How true, and yet how challenging sometimes to put into practice in a world so focused on productivity, speed, and busyness.

So we focused this day on self-care, on salting our lives for the life of the world; on nurturing our own body and spirit so that we could be refreshed and renewed to continue our ministries of caring compassionately for others.

Our sister, Salt, had much to teach us about the spirituality of self-care.

In many cultures, salt is a symbol of healing and wellness.  The Armenians salt their newborn babies.  In the Catholic tradition, the minister of Baptism places salt in an infant’s mouth.  At the time of the prophets, the Jewish people washed a baby in water, salted him or her, and wrapped the baby in cloths.  Today, the custom is still followed of dipping bread in salt on Friday nights to symbolize God’s covenant with Israel, to symbolize preserving the contract between God and God’s people.

Salt is the only rock we eat.  The human body needs salt for digestion and for the transporting of nutrients and oxygen throughout the body.  Clearly, a certain amount of salt is necessary for our well-being and our enjoyment of life.

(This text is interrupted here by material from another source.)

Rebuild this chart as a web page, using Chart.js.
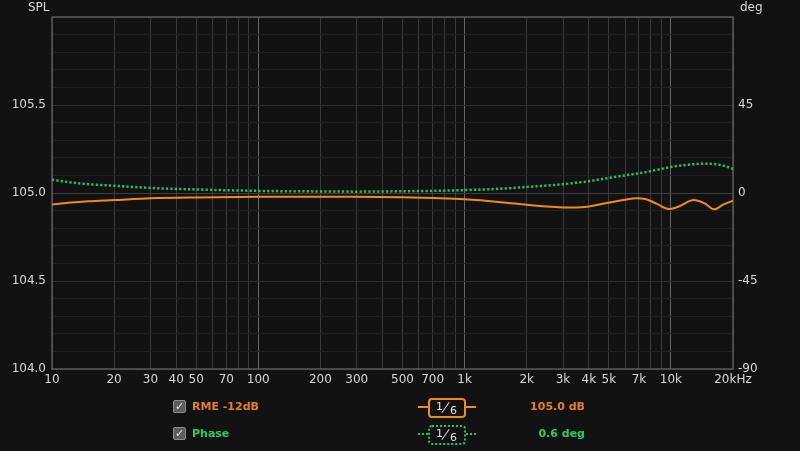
<!DOCTYPE html>
<html>
<head>
<meta charset="utf-8">
<script src="https://cdn.jsdelivr.net/npm/chart.js@4/dist/chart.umd.min.js"></script>
<style>
  html, body { margin:0; padding:0; background:#121212; }
  #wrap { position:relative; width:800px; height:451px; background:#121212; overflow:hidden; font-family:"DejaVu Sans", sans-serif; }
  #c { position:absolute; left:0; top:0; }
  .t { position:absolute; white-space:nowrap; }
  .axt { color:#d8d8d8; font-size:12px; line-height:14px; top:0px; }
  .cb { position:absolute; width:11px; height:11px; border:1px solid #8a8a8a; border-radius:2px; background:#5c5c5c; color:#e6e6e6; font-size:11px; line-height:11px; text-align:center; }
  .lbl { font-weight:bold; font-size:11px; line-height:14px; }
  .box { position:absolute; width:34px; height:16px; border-radius:4px; }
  .frac { position:absolute; color:#e0e0e0; font-size:11px; line-height:12px; }
  .sl { position:absolute; width:1px; height:13px; background:#e0e0e0; transform:rotate(35deg); }
</style>
</head>
<body>
<div id="wrap">
  <canvas id="c" width="800" height="451"></canvas>
  <div class="t axt" style="left:28px;">SPL</div>
  <div class="t axt" style="left:740px;">deg</div>

  <!-- legend row 1 -->
  <div class="cb" style="left:173px;top:400px;">✓</div>
  <div class="t lbl" style="left:192px;top:400px;color:#e8821a;" id="name1"></div>
  <div style="position:absolute;left:418px;top:406px;width:10px;height:2px;background:#f08c1c;"></div>
  <div style="position:absolute;left:466px;top:406px;width:10px;height:2px;background:#f08c1c;"></div>
  <div class="box" style="left:428px;top:398px;border:2px solid #f08c1c;"></div>
  <div class="frac" style="left:436px;top:401px;">1</div>
  <div class="sl" style="left:445px;top:401px;"></div>
  <div class="frac" style="left:450px;top:405px;">6</div>
  <div class="t lbl" style="right:215px;top:400px;color:#e8821a;" id="val1"></div>

  <!-- legend row 2 -->
  <div class="cb" style="left:173px;top:427px;">✓</div>
  <div class="t lbl" style="left:192px;top:427px;color:#2bcc68;" id="name2"></div>
  <div style="position:absolute;left:418px;top:433px;width:10px;height:0;border-top:2px dotted #22c462;"></div>
  <div style="position:absolute;left:466px;top:433px;width:10px;height:0;border-top:2px dotted #22c462;"></div>
  <div class="box" style="left:428px;top:425px;border:2px dotted #22c462;"></div>
  <div class="frac" style="left:436px;top:428px;">1</div>
  <div class="sl" style="left:445px;top:428px;"></div>
  <div class="frac" style="left:450px;top:432px;">6</div>
  <div class="t lbl" style="right:215px;top:427px;color:#2bcc68;" id="val2"></div>
</div>
<script>
// ---- data ----
const freqs      = [10, 12, 15, 20, 30, 50, 100, 200, 300, 500, 700, 1000, 1500, 2000, 2500, 3000, 3500, 4000, 4500, 5000, 6000, 6800, 7500, 8500, 9800, 11000, 12900, 14500, 16200, 18000, 20000];
const splValues  = [104.934, 104.944, 104.953, 104.960, 104.970, 104.975, 104.978, 104.979, 104.979, 104.976, 104.971, 104.964, 104.948, 104.933, 104.923, 104.918, 104.917, 104.923, 104.935, 104.945, 104.962, 104.970, 104.966, 104.940, 104.909, 104.925, 104.960, 104.942, 104.907, 104.935, 104.956];
const phaseValues= [6.8, 5.6, 4.5, 3.7, 2.6, 1.8, 1.1, 0.8, 0.7, 0.9, 1.1, 1.5, 2.2, 3.1, 3.8, 4.5, 5.3, 6.0, 6.9, 7.7, 9.0, 9.9, 10.6, 11.8, 13.1, 14.0, 14.7, 15.0, 14.8, 14.0, 12.3];

const xGridValues   = [10,20,30,40,50,60,70,80,90,100,200,300,400,500,600,700,800,900,1000,2000,3000,4000,5000,6000,7000,8000,9000,10000,20000];
const xLabelValues  = [10,20,30,40,50,70,100,200,300,500,700,1000,2000,3000,4000,5000,7000,10000,20000];
const xLabelTexts   = ['10','20','30','40','50','70','100','200','300','500','700','1k','2k','3k','4k','5k','7k','10k','20kHz'];
const xDecades      = [100, 1000, 10000];
const yLeftLabels   = [104.0, 104.5, 105.0, 105.5];
const yRightLabels  = [-90, -45, 0, 45];

const seriesNames  = ['RME -12dB', 'Phase'];
const seriesReadout = ['105.0 dB', '0.6 deg'];

document.getElementById('name1').textContent = seriesNames[0];
document.getElementById('name2').textContent = seriesNames[1];
document.getElementById('val1').textContent = seriesReadout[0];
document.getElementById('val2').textContent = seriesReadout[1];

const splData = freqs.map((f, i) => ({x: f, y: splValues[i]}));
const phaseData = freqs.map((f, i) => ({x: f, y: phaseValues[i]}));

const frame = {
  id: 'frame',
  beforeDatasetsDraw(chart) {
    const a = chart.chartArea, ctx = chart.ctx;
    ctx.save();
    ctx.strokeStyle = '#5a5a5a';
    ctx.lineWidth = 1.5;
    ctx.strokeRect(a.left, a.top, a.right - a.left, a.bottom - a.top);
    ctx.restore();
  }
};

new Chart(document.getElementById('c'), {
  type: 'line',
  data: {
    datasets: [
      { label: seriesNames[1], data: phaseData, yAxisID: 'y2', borderColor: '#22c462', borderWidth: 2.5,
        borderDash: [2.2, 2.2], pointRadius: 0, cubicInterpolationMode: 'monotone', fill: false },
      { label: seriesNames[0], data: splData, yAxisID: 'y', borderColor: '#f08c1c', borderWidth: 2,
        pointRadius: 0, cubicInterpolationMode: 'monotone', fill: false }
    ]
  },
  options: {
    responsive: false,
    animation: false,
    events: [],
    layout: { padding: { top: 17, left: 0, right: 0, bottom: 0 } },
    plugins: { legend: { display: false }, tooltip: { enabled: false } },
    scales: {
      x: {
        type: 'logarithmic', min: 10, max: 20000,
        afterBuildTicks: (s) => { s.ticks = xGridValues.map(v => ({ value: v })); },
        afterFit: (s) => { s.height = 82; },
        border: { display: false },
        grid: {
          drawTicks: false,
          color: (ctx) => xDecades.includes(ctx.tick && ctx.tick.value) ? '#666666' : '#3a3a3a',
          lineWidth: 1
        },
        ticks: {
          autoSkip: false, maxRotation: 0, padding: 4,
          color: '#d8d8d8', font: { family: 'DejaVu Sans', size: 12 },
          callback: (v) => { const i = xLabelValues.indexOf(v); return i >= 0 ? xLabelTexts[i] : ''; }
        }
      },
      y: {
        type: 'linear', position: 'left', min: 104, max: 106,
        afterFit: (s) => { s.width = 52; },
        border: { display: false },
        grid: {
          drawTicks: false,
          color: (ctx) => {
            const v = ctx.tick ? ctx.tick.value : 0;
            if (Math.abs(v - 105) < 1e-6) return '#3e3e3e';
            return Math.abs(v * 2 - Math.round(v * 2)) < 1e-6 ? '#2e2e2e' : '#202020';
          }
        },
        ticks: {
          stepSize: 0.1, padding: 6, autoSkip: false,
          color: '#d8d8d8', font: { family: 'DejaVu Sans', size: 12 },
          callback: (v) => yLeftLabels.some(l => Math.abs(l - v) < 1e-6) ? Number(v).toFixed(1) : ''
        }
      },
      y2: {
        type: 'linear', position: 'right', min: -90, max: 90,
        afterFit: (s) => { s.width = 67; },
        border: { display: false },
        grid: { display: false, drawTicks: false },
        ticks: {
          stepSize: 45, padding: 5, autoSkip: false,
          color: '#d8d8d8', font: { family: 'DejaVu Sans', size: 12 },
          callback: (v) => yRightLabels.includes(v) ? String(v) : ''
        }
      }
    }
  },
  plugins: [frame]
});
</script>
</body>
</html>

So for our Takeaway today, I invite you to reflect on how you are salting your own life and the life of the world.

Takeaway

Salt is a preservative.
In parts of our world where there’s no refrigeration, salt is sprinkled on food to keep it from perishing.  So salt invites us to reflect:
What do we cherish?  What is worth keeping and holding on to?

Salt is an enhancer.
It brings out flavors we might otherwise miss.  So salt invites us to reflect:
What is already part of our lives that we may want to highlight and emphasize?

Salt is an agent of healing.
If you’ve ever had a cut and gone swimming in the ocean, you know how that stings and yet how the wound heals much faster after being exposed to salt water.  So salt invites us to ask:
What wounds, what hurts, am I in need of healing?  What are the wounds to which I’m called to minister?

Salt is a flavor.
We know that it can lose its potency over time.  So salt invites us to ask:
What is needed in my life to avoid losing flavor, to remain continuously salty, and to flavor my life and the life of others?

Salt is a symbol of wisdom.
So salt invites us to ask:
What can I learn from the salty ones, the wisdom figures, those who have endured and who continue to be salt for themselves and for the life of the world?